Evaluation of Mechanical Behavior of Nuclear Component Materials Using Automated Ball Indentation Approach

Abstract

Automatic ball indentation (ABI) is a non-destructive methodology to determine the mechanical properties of materials. Moreover, it is a promising method for in-situ assessment of mechanical properties. For in-situ application it is almost non-destructive since almost no material is removed from the test surface. Hence, it could prove valuable in the evaluation of mechanical properties of different materials of nuclear applications at different environmental conditions. In the present work, mechanical behavior of nuclear component materials (bimetallic weld joint, similar weld joint, reactor pressure vessel material, and pressure tube material) at different conditions was studied using Automated Ball Indentation approach.

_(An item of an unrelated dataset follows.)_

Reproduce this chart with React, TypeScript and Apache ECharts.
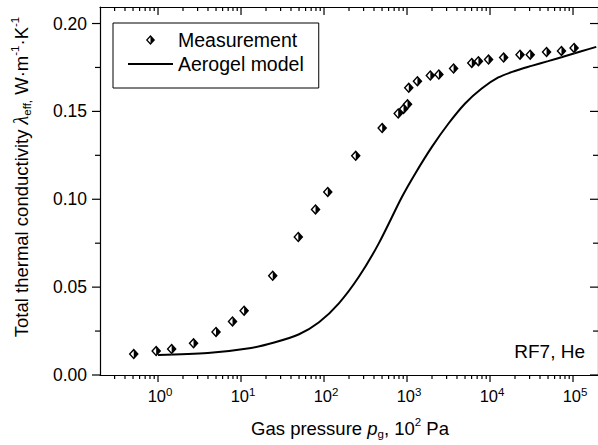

In this respect, material properties (yield strength, ultimate tensile strength, strength coefficient, and strain hardening exponent) of nuclear component materials were studied using ABI approach. Characterization of bimetallic weld joint and similar weld joint shows how mechanical properties vary from zone to zone, and from point to point in each zone of weld joint used in nuclear application using Automated Ball Indentation approach. The present work is also an attempt to characterize the mechanical behavior degradation of reactor pressure vessel materials during their operation in typical radiation environmental conditions (radiations of neutrons, alpha, beta, gamma rays and fission products) existing inside the nuclear reactor. The present work is also an attempt to show the modified fabricating procedure of zirconium alloy (Zr-2.5-Nb) pressure tube of a pressurized heavy water reactor. For this purpose, mechanical behavior examination of Zr-2.5- Nb alloy at different environmental condition was performed with the help of ABI methodology. Finally, analytical investigation of ABI approach was performed. For this purpose, 2D axis symmetric finite element model was prepared and simulated using ANSYS software.